Forging a Stronger Jewish Identity under the Summer Sun

July 13, 2010


Throughout Central and Eastern Europe, where entire generations were cut off from their Jewish heritage and community life was actively discouraged, Jewish camping is a meaningful and effective outlet for building Jewish awareness and identity among children and families. These “total immersion” Jewish educational experiences have been a key part of JDC’s Jewish renewal activities for more than two decades, helping thousands of people in the region rediscover their Jewish roots and connect to a culturally rich and enduring community.

Paula, an adorable 7-year-old living in Warsaw, Poland, had her first Jewish camping experience this summer. She is the first member of her family in seven decades to be born with the choice to openly practice Judaism.
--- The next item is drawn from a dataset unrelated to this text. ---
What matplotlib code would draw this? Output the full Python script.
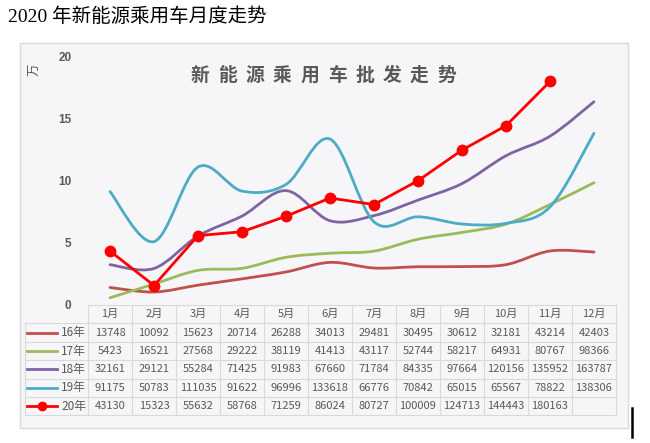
"""Monthly NEV passenger car wholesale chart with an Excel-style data table."""

import matplotlib
matplotlib.use("Agg")
import matplotlib.pyplot as plt
from matplotlib.path import Path
from matplotlib.patches import PathPatch, Rectangle
from matplotlib.lines import Line2D

# Monthly wholesale volumes (units)
MONTHS = ["1月", "2月", "3月", "4月", "5月", "6月", "7月", "8月", "9月", "10月", "11月", "12月"]
SERIES_NAMES = ["16年", "17年", "18年", "19年", "20年"]
Y16 = [13748, 10092, 15623, 20714, 26288, 34013, 29481, 30495, 30612, 32181, 43214, 42403]
Y17 = [5423, 16521, 27568, 29222, 38119, 41413, 43117, 52744, 58217, 64931, 80767, 98366]
Y18 = [32161, 29121, 55284, 71425, 91983, 67660, 71784, 84335, 97664, 120156, 135952, 163787]
Y19 = [91175, 50783, 111035, 91622, 96996, 133618, 66776, 70842, 65015, 65567, 78822, 138306]
Y20 = [43130, 15323, 55632, 58768, 71259, 86024, 80727, 100009, 124713, 144443, 180163]
Y_TICKS = [0, 5, 10, 15, 20]

COLORS = ["#c0504d", "#9bbb59", "#8064a2", "#4bacc6", "#ff0000"]
TEXT_GRAY = "#595959"
GRID_GRAY = "#d9d9d9"
CJK = ["Noto Sans CJK SC", "DejaVu Sans"]

W, H = 650, 443


def fx(px):
    return px / W


def fy(py):
    return 1 - py / H


def smooth_path(xs, ys):
    """Excel-like smoothed line: cubic Bezier through every data point."""
    pts = list(zip(xs, ys))
    verts = [pts[0]]
    codes = [Path.MOVETO]
    n = len(pts)
    for i in range(n - 1):
        p0 = pts[i - 1] if i > 0 else pts[i]
        p1 = pts[i]
        p2 = pts[i + 1]
        p3 = pts[i + 2] if i + 2 < n else pts[i + 1]
        c1 = (p1[0] + (p2[0] - p0[0]) / 6, p1[1] + (p2[1] - p0[1]) / 6)
        c2 = (p2[0] - (p3[0] - p1[0]) / 6, p2[1] - (p3[1] - p1[1]) / 6)
        verts += [c1, c2, p2]
        codes += [Path.CURVE4] * 3
    return Path(verts, codes)


fig = plt.figure(figsize=(W / 100, H / 100), dpi=100)
fig.patch.set_facecolor("white")

# Background layer in pixel coordinates (chart box, titles, table)
bg = fig.add_axes([0, 0, 1, 1], zorder=0)
bg.set_xlim(0, W)
bg.set_ylim(H, 0)
bg.axis("off")
bg.add_patch(Rectangle((20, 43), 608, 385, facecolor="#f6f6f8", edgecolor=GRID_GRAY, linewidth=1))

bg.text(8, 17, "2020 年新能源乘用车月度走势", fontsize=14, color="black",
        family=["Liberation Serif", "Noto Sans CJK SC"], va="center", ha="left")

inner_title = "新能源乘用车批发走势"
for i, ch in enumerate(inner_title):
    bg.text(200 + 27.4 * i, 75, ch, fontsize=13.5, fontweight="bold", color=TEXT_GRAY,
            family=CJK, ha="center", va="center")

bg.text(35, 70, "万", rotation=90, fontsize=9, color=TEXT_GRAY, family=CJK,
        ha="center", va="center")

# Main plot
x0, x1 = 88, 616
y_zero, y_top = 304.5, 304.5 - 20 * 12.38
ax = fig.add_axes([fx(x0), fy(y_zero), fx(x1) - fx(x0), (y_zero - y_top) / H], zorder=1)
ax.set_facecolor("none")
ax.set_xlim(0.5, 12.5)
ax.set_ylim(0, 20)
for s in ax.spines.values():
    s.set_visible(False)
ax.set_xticks([])
ax.set_yticks(Y_TICKS)
ax.set_yticklabels([str(t) for t in Y_TICKS], fontsize=8.5, fontweight="bold",
                   color=TEXT_GRAY, family="Liberation Sans")
ax.tick_params(axis="y", length=0, pad=12)

x_all = list(range(1, 13))
for values, color in zip([Y16, Y17, Y18, Y19], COLORS[:4]):
    path = smooth_path(x_all, [v / 10000 for v in values])
    ax.add_patch(PathPatch(path, facecolor="none", edgecolor=color, linewidth=2,
                           capstyle="round", joinstyle="round"))

ax.plot(x_all[:len(Y20)], [v / 10000 for v in Y20], color=COLORS[4], linewidth=2,
        marker="o", markersize=7.5, zorder=5)

# Data table below the axis
col_w = (x1 - x0) / 12
top = 305
row_h = 18.4
rows = [Y16, Y17, Y18, Y19, Y20]
bottom = top + row_h * (len(rows) + 1)
left = 25

bg.plot([x0, x1], [top, top], color=GRID_GRAY, lw=0.8)
for r in range(1, len(rows) + 2):
    yy = top + row_h * r
    bg.plot([left, x1], [yy, yy], color=GRID_GRAY, lw=0.8)
for c in range(13):
    xx = x0 + col_w * c
    bg.plot([xx, xx], [top, bottom], color=GRID_GRAY, lw=0.8)
bg.plot([left, left], [top + row_h, bottom], color=GRID_GRAY, lw=0.8)

for c, m in enumerate(MONTHS):
    bg.text(x0 + col_w * (c + 0.5), top + row_h / 2, m, fontsize=8, color=TEXT_GRAY,
            family=CJK, ha="center", va="center")

for r, (name, values, color) in enumerate(zip(SERIES_NAMES, rows, COLORS)):
    yc = top + row_h * (r + 1.5)
    key = Line2D([27, 57], [yc, yc], color=color, linewidth=2)
    bg.add_line(key)
    if r == len(rows) - 1:
        bg.plot([42], [yc], marker="o", color=color, markersize=6)
    bg.text(86, yc, name, fontsize=8.5, color=TEXT_GRAY, family=CJK, ha="right", va="center")
    for c, v in enumerate(values):
        bg.text(x0 + col_w * (c + 0.5), yc, str(v), fontsize=8, color=TEXT_GRAY,
                family=CJK, ha="center", va="center")

# stray cursor mark at the lower right of the screenshot
bg.plot([632, 632], [408, 437], color="black", lw=1.8)

fig.savefig("out.png", dpi=100, facecolor=fig.get_facecolor())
Paula’s maternal great-grandparents, from what are now the countries of Germany, Lithuania, Poland, and Ukraine, survived the Holocaust; their children, Paula’s grandparents, learned that it was generally much safer not to speak of being Jewish in postwar communist Poland. (Coincidentally, these Jewish grandparents met in a Jewish social club in Wroclaw long supported by JDC.)

Despite growing up in a time and place where religion—and specifically Judaism—was taboo, Paula’s mother was intrigued by her Jewish roots and in the 1990s began to reclaim her Jewish heritage. She has since been actively involved in rebuilding Jewish community life throughout Poland and today is fascinated to watch her daughter grow up in an atmosphere where being Jewish is a natural part of who she is.

Paula came back from JDC summer camp outside Warsaw this month with new songs and dances, lots of beautiful Jewish-themed art projects, and what her mother considers most important of all: “the feeling of belonging to a group which is much larger than her family.”

In September, Paula will be starting Jewish day school, her mother reports, expressing her hope that her daughter will have the chance to grow up “in a healthy Jewish environment in a civic society, with more Jewish joys than Jewish fear—the chance that her great-grandparents, grandparents, and her parents never had.”

Again this summer, children and youth in the Baltic countries, Bulgaria, Hungary, Poland, Romania, and various parts of the former Yugoslavia are having life-changing experiences at JDC-supported Jewish summer camps. In addition to sports, arts, and other recreation activities, these camps offer the youngest generation a priceless first encounter with their heritage and the opportunity to become part of their local Jewish community.